--- START OF DATASET RECORDS ---

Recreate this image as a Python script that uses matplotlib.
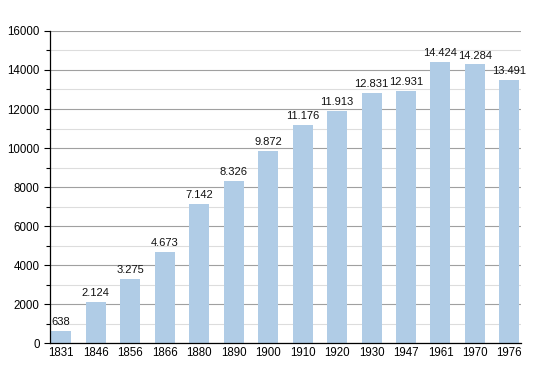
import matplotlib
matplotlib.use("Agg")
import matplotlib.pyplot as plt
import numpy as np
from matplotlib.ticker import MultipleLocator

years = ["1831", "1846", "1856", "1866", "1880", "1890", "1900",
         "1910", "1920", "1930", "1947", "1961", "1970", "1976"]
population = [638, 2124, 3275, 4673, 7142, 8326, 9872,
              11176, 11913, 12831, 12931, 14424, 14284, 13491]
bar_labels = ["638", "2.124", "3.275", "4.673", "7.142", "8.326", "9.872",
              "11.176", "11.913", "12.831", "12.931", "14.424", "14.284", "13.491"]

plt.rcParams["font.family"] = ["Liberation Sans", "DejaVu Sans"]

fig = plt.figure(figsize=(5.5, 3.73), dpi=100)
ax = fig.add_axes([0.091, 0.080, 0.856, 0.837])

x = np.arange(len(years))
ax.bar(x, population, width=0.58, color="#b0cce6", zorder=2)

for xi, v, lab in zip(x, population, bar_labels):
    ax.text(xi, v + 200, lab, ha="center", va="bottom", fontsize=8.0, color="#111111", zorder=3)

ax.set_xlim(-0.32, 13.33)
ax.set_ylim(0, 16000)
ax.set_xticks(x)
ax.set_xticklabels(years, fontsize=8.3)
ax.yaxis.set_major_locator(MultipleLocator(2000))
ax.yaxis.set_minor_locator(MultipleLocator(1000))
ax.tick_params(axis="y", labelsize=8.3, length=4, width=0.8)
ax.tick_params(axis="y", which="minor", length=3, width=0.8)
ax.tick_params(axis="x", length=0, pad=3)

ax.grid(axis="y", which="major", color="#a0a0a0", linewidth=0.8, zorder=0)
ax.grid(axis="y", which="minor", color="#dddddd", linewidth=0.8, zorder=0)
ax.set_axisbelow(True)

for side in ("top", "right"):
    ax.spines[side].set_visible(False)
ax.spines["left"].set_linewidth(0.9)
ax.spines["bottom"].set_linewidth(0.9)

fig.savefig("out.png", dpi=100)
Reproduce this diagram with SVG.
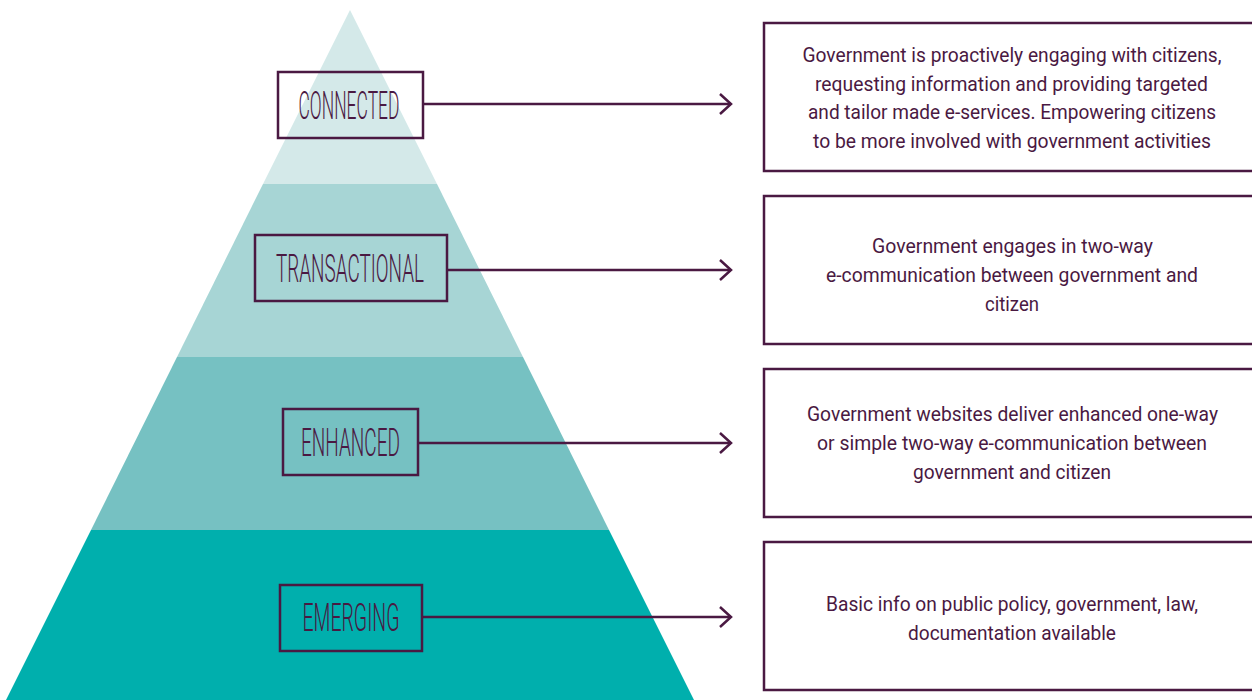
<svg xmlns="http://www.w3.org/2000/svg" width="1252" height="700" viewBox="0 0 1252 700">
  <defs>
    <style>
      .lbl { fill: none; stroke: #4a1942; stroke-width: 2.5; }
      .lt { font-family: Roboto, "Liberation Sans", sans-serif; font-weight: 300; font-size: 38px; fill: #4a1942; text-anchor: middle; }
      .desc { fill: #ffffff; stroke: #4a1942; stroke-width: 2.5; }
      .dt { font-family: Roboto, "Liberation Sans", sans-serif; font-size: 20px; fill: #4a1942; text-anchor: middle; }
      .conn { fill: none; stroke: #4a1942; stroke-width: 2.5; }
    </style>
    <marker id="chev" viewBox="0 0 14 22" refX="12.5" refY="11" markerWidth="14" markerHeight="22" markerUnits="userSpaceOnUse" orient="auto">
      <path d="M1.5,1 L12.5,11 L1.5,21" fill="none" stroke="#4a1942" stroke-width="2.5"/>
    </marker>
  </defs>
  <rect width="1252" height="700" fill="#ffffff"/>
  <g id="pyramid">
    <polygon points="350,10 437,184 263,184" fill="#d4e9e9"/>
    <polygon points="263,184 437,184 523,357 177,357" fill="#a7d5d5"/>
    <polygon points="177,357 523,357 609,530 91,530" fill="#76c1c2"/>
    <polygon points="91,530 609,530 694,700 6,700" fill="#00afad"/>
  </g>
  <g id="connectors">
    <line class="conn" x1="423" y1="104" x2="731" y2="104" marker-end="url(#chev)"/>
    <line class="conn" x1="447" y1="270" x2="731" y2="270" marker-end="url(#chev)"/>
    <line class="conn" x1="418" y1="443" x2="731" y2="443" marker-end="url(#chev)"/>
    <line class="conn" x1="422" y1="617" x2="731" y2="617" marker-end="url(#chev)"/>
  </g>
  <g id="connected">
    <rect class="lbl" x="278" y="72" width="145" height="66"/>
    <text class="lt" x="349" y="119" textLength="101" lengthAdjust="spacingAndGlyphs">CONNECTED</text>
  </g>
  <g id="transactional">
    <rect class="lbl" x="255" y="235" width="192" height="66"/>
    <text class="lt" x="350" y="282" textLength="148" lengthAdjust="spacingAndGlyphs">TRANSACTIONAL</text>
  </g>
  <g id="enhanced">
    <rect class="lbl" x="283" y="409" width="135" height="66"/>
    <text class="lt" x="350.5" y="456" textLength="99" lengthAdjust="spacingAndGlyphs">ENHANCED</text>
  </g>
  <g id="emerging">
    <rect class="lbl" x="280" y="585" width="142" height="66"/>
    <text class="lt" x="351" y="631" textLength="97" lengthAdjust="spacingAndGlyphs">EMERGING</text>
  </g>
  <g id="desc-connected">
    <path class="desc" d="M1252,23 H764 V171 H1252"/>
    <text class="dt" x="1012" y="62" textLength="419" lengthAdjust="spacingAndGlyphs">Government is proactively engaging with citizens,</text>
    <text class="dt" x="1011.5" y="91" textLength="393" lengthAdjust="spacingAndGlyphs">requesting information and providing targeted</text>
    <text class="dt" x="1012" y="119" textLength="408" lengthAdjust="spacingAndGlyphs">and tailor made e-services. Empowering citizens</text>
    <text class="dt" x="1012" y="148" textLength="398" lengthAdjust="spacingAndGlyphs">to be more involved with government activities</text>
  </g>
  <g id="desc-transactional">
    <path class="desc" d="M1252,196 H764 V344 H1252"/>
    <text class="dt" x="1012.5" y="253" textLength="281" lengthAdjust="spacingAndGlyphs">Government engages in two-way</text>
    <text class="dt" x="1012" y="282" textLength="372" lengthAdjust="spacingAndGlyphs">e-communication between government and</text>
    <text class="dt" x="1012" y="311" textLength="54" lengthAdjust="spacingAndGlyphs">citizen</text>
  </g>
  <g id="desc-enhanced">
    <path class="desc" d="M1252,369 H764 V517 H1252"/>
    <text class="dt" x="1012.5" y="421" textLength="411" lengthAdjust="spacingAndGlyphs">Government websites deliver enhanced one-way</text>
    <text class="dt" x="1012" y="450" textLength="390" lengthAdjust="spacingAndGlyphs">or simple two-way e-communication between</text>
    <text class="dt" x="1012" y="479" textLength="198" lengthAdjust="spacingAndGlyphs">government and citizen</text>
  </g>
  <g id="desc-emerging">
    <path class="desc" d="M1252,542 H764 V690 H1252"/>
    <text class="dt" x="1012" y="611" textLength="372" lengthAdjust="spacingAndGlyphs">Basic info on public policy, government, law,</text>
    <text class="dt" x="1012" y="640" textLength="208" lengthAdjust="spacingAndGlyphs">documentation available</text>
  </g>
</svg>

--- END OF DATASET RECORDS ---

Exactly reproduce the entries above, minus the pictures.

Recreate this image as a Python script that uses matplotlib.
import matplotlib
matplotlib.use("Agg")
import matplotlib.pyplot as plt
import numpy as np
from matplotlib.ticker import MultipleLocator

years = ["1831", "1846", "1856", "1866", "1880", "1890", "1900",
         "1910", "1920", "1930", "1947", "1961", "1970", "1976"]
population = [638, 2124, 3275, 4673, 7142, 8326, 9872,
              11176, 11913, 12831, 12931, 14424, 14284, 13491]
bar_labels = ["638", "2.124", "3.275", "4.673", "7.142", "8.326", "9.872",
              "11.176", "11.913", "12.831", "12.931", "14.424", "14.284", "13.491"]

plt.rcParams["font.family"] = ["Liberation Sans", "DejaVu Sans"]

fig = plt.figure(figsize=(5.5, 3.73), dpi=100)
ax = fig.add_axes([0.091, 0.080, 0.856, 0.837])

x = np.arange(len(years))
ax.bar(x, population, width=0.58, color="#b0cce6", zorder=2)

for xi, v, lab in zip(x, population, bar_labels):
    ax.text(xi, v + 200, lab, ha="center", va="bottom", fontsize=8.0, color="#111111", zorder=3)

ax.set_xlim(-0.32, 13.33)
ax.set_ylim(0, 16000)
ax.set_xticks(x)
ax.set_xticklabels(years, fontsize=8.3)
ax.yaxis.set_major_locator(MultipleLocator(2000))
ax.yaxis.set_minor_locator(MultipleLocator(1000))
ax.tick_params(axis="y", labelsize=8.3, length=4, width=0.8)
ax.tick_params(axis="y", which="minor", length=3, width=0.8)
ax.tick_params(axis="x", length=0, pad=3)

ax.grid(axis="y", which="major", color="#a0a0a0", linewidth=0.8, zorder=0)
ax.grid(axis="y", which="minor", color="#dddddd", linewidth=0.8, zorder=0)
ax.set_axisbelow(True)

for side in ("top", "right"):
    ax.spines[side].set_visible(False)
ax.spines["left"].set_linewidth(0.9)
ax.spines["bottom"].set_linewidth(0.9)

fig.savefig("out.png", dpi=100)
Reproduce this diagram with SVG.
<svg xmlns="http://www.w3.org/2000/svg" width="1252" height="700" viewBox="0 0 1252 700">
  <defs>
    <style>
      .lbl { fill: none; stroke: #4a1942; stroke-width: 2.5; }
      .lt { font-family: Roboto, "Liberation Sans", sans-serif; font-weight: 300; font-size: 38px; fill: #4a1942; text-anchor: middle; }
      .desc { fill: #ffffff; stroke: #4a1942; stroke-width: 2.5; }
      .dt { font-family: Roboto, "Liberation Sans", sans-serif; font-size: 20px; fill: #4a1942; text-anchor: middle; }
      .conn { fill: none; stroke: #4a1942; stroke-width: 2.5; }
    </style>
    <marker id="chev" viewBox="0 0 14 22" refX="12.5" refY="11" markerWidth="14" markerHeight="22" markerUnits="userSpaceOnUse" orient="auto">
      <path d="M1.5,1 L12.5,11 L1.5,21" fill="none" stroke="#4a1942" stroke-width="2.5"/>
    </marker>
  </defs>
  <rect width="1252" height="700" fill="#ffffff"/>
  <g id="pyramid">
    <polygon points="350,10 437,184 263,184" fill="#d4e9e9"/>
    <polygon points="263,184 437,184 523,357 177,357" fill="#a7d5d5"/>
    <polygon points="177,357 523,357 609,530 91,530" fill="#76c1c2"/>
    <polygon points="91,530 609,530 694,700 6,700" fill="#00afad"/>
  </g>
  <g id="connectors">
    <line class="conn" x1="423" y1="104" x2="731" y2="104" marker-end="url(#chev)"/>
    <line class="conn" x1="447" y1="270" x2="731" y2="270" marker-end="url(#chev)"/>
    <line class="conn" x1="418" y1="443" x2="731" y2="443" marker-end="url(#chev)"/>
    <line class="conn" x1="422" y1="617" x2="731" y2="617" marker-end="url(#chev)"/>
  </g>
  <g id="connected">
    <rect class="lbl" x="278" y="72" width="145" height="66"/>
    <text class="lt" x="349" y="119" textLength="101" lengthAdjust="spacingAndGlyphs">CONNECTED</text>
  </g>
  <g id="transactional">
    <rect class="lbl" x="255" y="235" width="192" height="66"/>
    <text class="lt" x="350" y="282" textLength="148" lengthAdjust="spacingAndGlyphs">TRANSACTIONAL</text>
  </g>
  <g id="enhanced">
    <rect class="lbl" x="283" y="409" width="135" height="66"/>
    <text class="lt" x="350.5" y="456" textLength="99" lengthAdjust="spacingAndGlyphs">ENHANCED</text>
  </g>
  <g id="emerging">
    <rect class="lbl" x="280" y="585" width="142" height="66"/>
    <text class="lt" x="351" y="631" textLength="97" lengthAdjust="spacingAndGlyphs">EMERGING</text>
  </g>
  <g id="desc-connected">
    <path class="desc" d="M1252,23 H764 V171 H1252"/>
    <text class="dt" x="1012" y="62" textLength="419" lengthAdjust="spacingAndGlyphs">Government is proactively engaging with citizens,</text>
    <text class="dt" x="1011.5" y="91" textLength="393" lengthAdjust="spacingAndGlyphs">requesting information and providing targeted</text>
    <text class="dt" x="1012" y="119" textLength="408" lengthAdjust="spacingAndGlyphs">and tailor made e-services. Empowering citizens</text>
    <text class="dt" x="1012" y="148" textLength="398" lengthAdjust="spacingAndGlyphs">to be more involved with government activities</text>
  </g>
  <g id="desc-transactional">
    <path class="desc" d="M1252,196 H764 V344 H1252"/>
    <text class="dt" x="1012.5" y="253" textLength="281" lengthAdjust="spacingAndGlyphs">Government engages in two-way</text>
    <text class="dt" x="1012" y="282" textLength="372" lengthAdjust="spacingAndGlyphs">e-communication between government and</text>
    <text class="dt" x="1012" y="311" textLength="54" lengthAdjust="spacingAndGlyphs">citizen</text>
  </g>
  <g id="desc-enhanced">
    <path class="desc" d="M1252,369 H764 V517 H1252"/>
    <text class="dt" x="1012.5" y="421" textLength="411" lengthAdjust="spacingAndGlyphs">Government websites deliver enhanced one-way</text>
    <text class="dt" x="1012" y="450" textLength="390" lengthAdjust="spacingAndGlyphs">or simple two-way e-communication between</text>
    <text class="dt" x="1012" y="479" textLength="198" lengthAdjust="spacingAndGlyphs">government and citizen</text>
  </g>
  <g id="desc-emerging">
    <path class="desc" d="M1252,542 H764 V690 H1252"/>
    <text class="dt" x="1012" y="611" textLength="372" lengthAdjust="spacingAndGlyphs">Basic info on public policy, government, law,</text>
    <text class="dt" x="1012" y="640" textLength="208" lengthAdjust="spacingAndGlyphs">documentation available</text>
  </g>
</svg>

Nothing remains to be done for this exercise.